Yowie a toujours mis beaucoup de temps à enchaîner les disques. Taking Umbrage est le quatrième album du groupe américain en vingt ans. Et le premier sans son guitariste originel Jeremiah Wonsewitz. Par contre, Shawn O’Connor, alias Defenestrator, psychologue clinicien dans le civil et psychopathe de la batterie la nuit venue, désormais seul pilier historique du groupe, tient solidement les rênes pour que Yowie reste Yowie et que le cahier des charges soit scrupuleusement respecté. Christopher Trull, l’autre guitariste de ce groupe sans basse, présent sur le précédent album Synchromysticism, est lui aussi parti. Les deux nouveaux prétendants aux souffrances les plus extrêmes concernant leurs phalanges sont Daniel Ephraim Kennedy et Jack Tickner. Car Taking Umbrage est une nouvelle démonstration de complexité à rendre dingue, de structures défiant les lois de la gravité et de l’entendement, un vortex monstrueux dont l’œil va vous avaler tout cru.
Alors qu’en fait, non, c’est du miel. La clef, c’est de vivre cette musique comme une expérience physique plus que cérébrale, déconnecter son cerveau, ne pas chercher à analyser, lâcher prise, se laisser embarquer par ce tourbillon infernal, danser comme un pantin désarticulé, Yowie se charge de l’intellect. Et quelle conception. La musique de Yowie est le contraire d’improvisation. Chaque note, chaque harmonie, chaque plan ont été minutieusement débattus, examinés, choisis, répétés et retravaillés jusqu'à obtenir le résultat parfait. Une légère erreur de timing et c'est un effondrement complet de la structure, un échec total. Des structures que seuls les trois membres peuvent décrypter. Ils poussent les rythmes dans les derniers retranchements, une superposition complexe qui ne se chevauchent pas, des guitares qui dialoguent, luttent, prennent des chemins opposés, s’amusent comme sur Throckmorton, deviennent élastiques avec des sons clairs leur conférant encore plus de puissance, l’une optant pour des sonorités plus graves afin de palier l’absence de basse tout en offrant plus de possibilités de jeux et de dissonances intrépides et ne se souciant jamais des mélodies.

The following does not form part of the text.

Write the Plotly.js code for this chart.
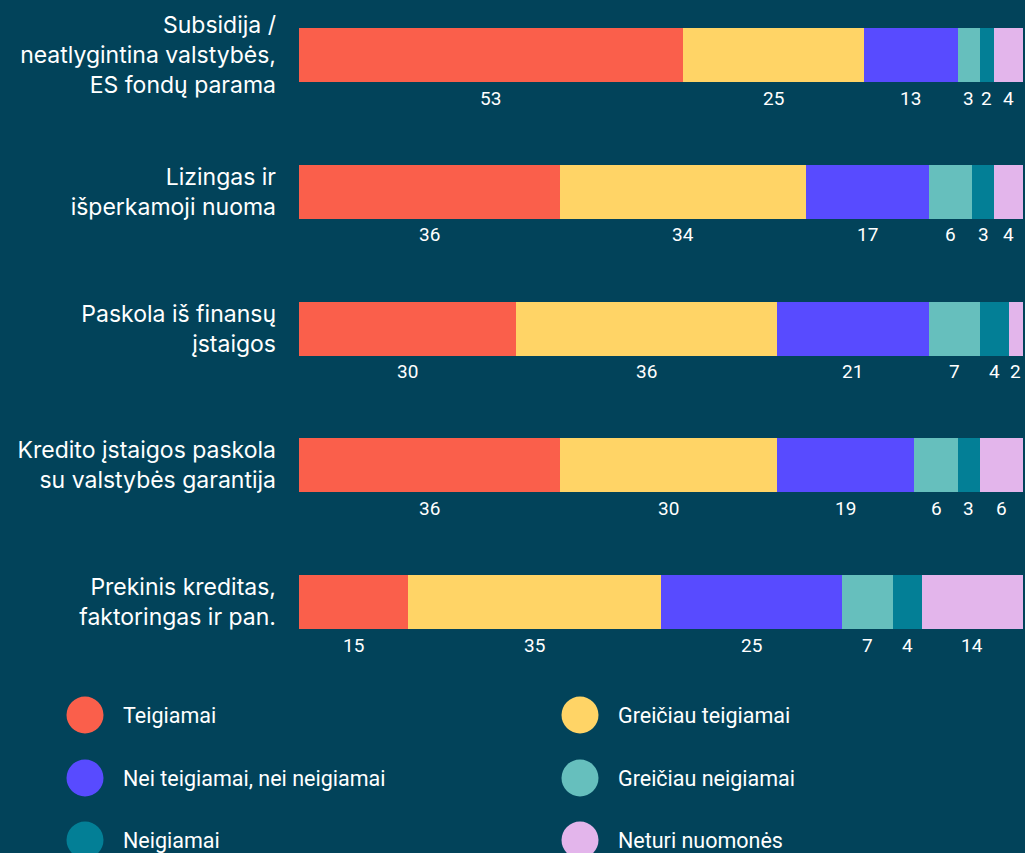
<!DOCTYPE html>
<html>
<head>
<meta charset="utf-8">
<script src="https://cdn.plot.ly/plotly-3.0.1.min.js"></script>
<style>html,body{margin:0;padding:0;background:#02435A;}</style>
</head>
<body>
<div id="chart" style="width:1025px;height:853px;"></div>
<script>
const categories = [
  "Subsidija /<br>neatlygintina valstybės,<br>ES fondų parama",
  "Lizingas ir<br>išperkamoji nuoma",
  "Paskola iš finansų<br>įstaigos",
  "Kredito įstaigos paskola<br>su valstybės garantija",
  "Prekinis kreditas,<br>faktoringas ir pan."
];
const seriesNames = ["Teigiamai", "Greičiau teigiamai", "Nei teigiamai, nei neigiamai", "Greičiau neigiamai", "Neigiamai", "Neturi nuomonės"];
const teigiamai = [53, 36, 30, 36, 15];
const greiciauTeigiamai = [25, 34, 36, 30, 35];
const neiNei = [13, 17, 21, 19, 25];
const greiciauNeigiamai = [3, 6, 7, 6, 7];
const neigiamai = [2, 3, 4, 3, 4];
const neturiNuomones = [4, 4, 2, 6, 14];
const seriesValues = [teigiamai, greiciauTeigiamai, neiNei, greiciauNeigiamai, neigiamai, neturiNuomones];
const colors = ["#FA5F4B", "#FFD466", "#584BFF", "#66BFBD", "#037F96", "#E3B5EB"];

const W = 1025, H = 853, L = 299, R = 2, T = 10, B = 183;
const PW = W - L - R, PH = H - T - B;
const px = p => (p - L) / PW;
const py = p => (H - B - p) / PH;
const FONT = "Roboto, 'Noto Sans', sans-serif";
const CATFONT = "Inter, Roboto, sans-serif";

const traces = seriesNames.map((name, i) => ({
  type: "bar",
  orientation: "h",
  name: name,
  y: categories,
  x: seriesValues[i],
  width: 0.395,
  marker: {color: colors[i], line: {width: 0}},
  hoverinfo: "x+name",
  showlegend: false
}));

const annotations = [];
categories.forEach((c, ci) => {
  let cum = 0;
  seriesValues.forEach((vals) => {
    const v = vals[ci];
    annotations.push({
      x: cum + v / 2, y: c, xref: "x", yref: "y",
      text: String(v), showarrow: false, yshift: -43,
      font: {family: FONT, size: 19, color: "#FFFFFF"}
    });
    cum += v;
  });
});

const shapes = [];
const legCx = [85, 580], legCy = [715, 778, 840];
seriesNames.forEach((name, i) => {
  const col = i % 2, row = Math.floor(i / 2);
  shapes.push({
    type: "circle", xref: "paper", yref: "paper",
    xsizemode: "pixel", ysizemode: "pixel",
    xanchor: px(legCx[col]), yanchor: py(legCy[row]),
    x0: -18.5, x1: 18.5, y0: -18.5, y1: 18.5,
    fillcolor: colors[i], line: {width: 0}
  });
  annotations.push({
    xref: "paper", yref: "paper", x: px(legCx[col] + 36), y: py(legCy[row]),
    xanchor: "left", yanchor: "middle", showarrow: false, text: name,
    font: {family: FONT, size: 21.5, color: "#FFFFFF"}
  });
});

const layout = {
  width: W, height: H,
  margin: {l: L, r: R, t: T, b: B, pad: 0},
  paper_bgcolor: "#02435A",
  plot_bgcolor: "#02435A",
  barmode: "stack",
  showlegend: false,
  font: {family: FONT, color: "#FFFFFF"},
  xaxis: {range: [0, 100], visible: false, fixedrange: true},
  yaxis: {
    type: "category",
    range: [4.497, -0.33],
    showgrid: false, zeroline: false, showline: false,
    ticks: "", ticklabelstandoff: 22,
    tickfont: {family: CATFONT, size: 23, color: "#FFFFFF"},
    fixedrange: true
  },
  shapes: shapes,
  annotations: annotations
};

Plotly.newPlot("chart", traces, layout, {displayModeBar: false, staticPlot: true});
</script>
</body>
</html>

Et pourtant, comme par enchantement, Yowie arrive à être miraculeusement accrocheur. Des compositions sans cesse en mouvement, progressant beaucoup plus qu’elles ne se répètent (c’est un leurre), rendant l’ensemble étonnement fluide. L’impression que c’est le chaos là-dedans alors que c’est le total opposé. Les secousses et les acrobaties sont nombreuses et énormes mais tout coule de source, retombe sur ses pieds, l’équilibre au-dessus d’un trou vertigineux. Une sensation de groove perpétuel alors que tout semble fait pour le casser. Un sentiment de frénésie et d’intensité rock alors que tout semble horriblement enchevêtré. Ça vous donne des moments épiques et urgents, des branlées monumentales, une tornade aussi furieuse que jubilatoire, réfléchie et drôle. On arrive même à entendre des bouts de mélodies qui pendouillent ou illuminent, des notes qui sonnent joliment, des rafales de batterie qui clouent au mur par leur soudaine simplicité. Yowie, une escouade rare et intransigeante publiant avec Taking Umbrage une folie radicale qui n’a jamais été aussi séduisante.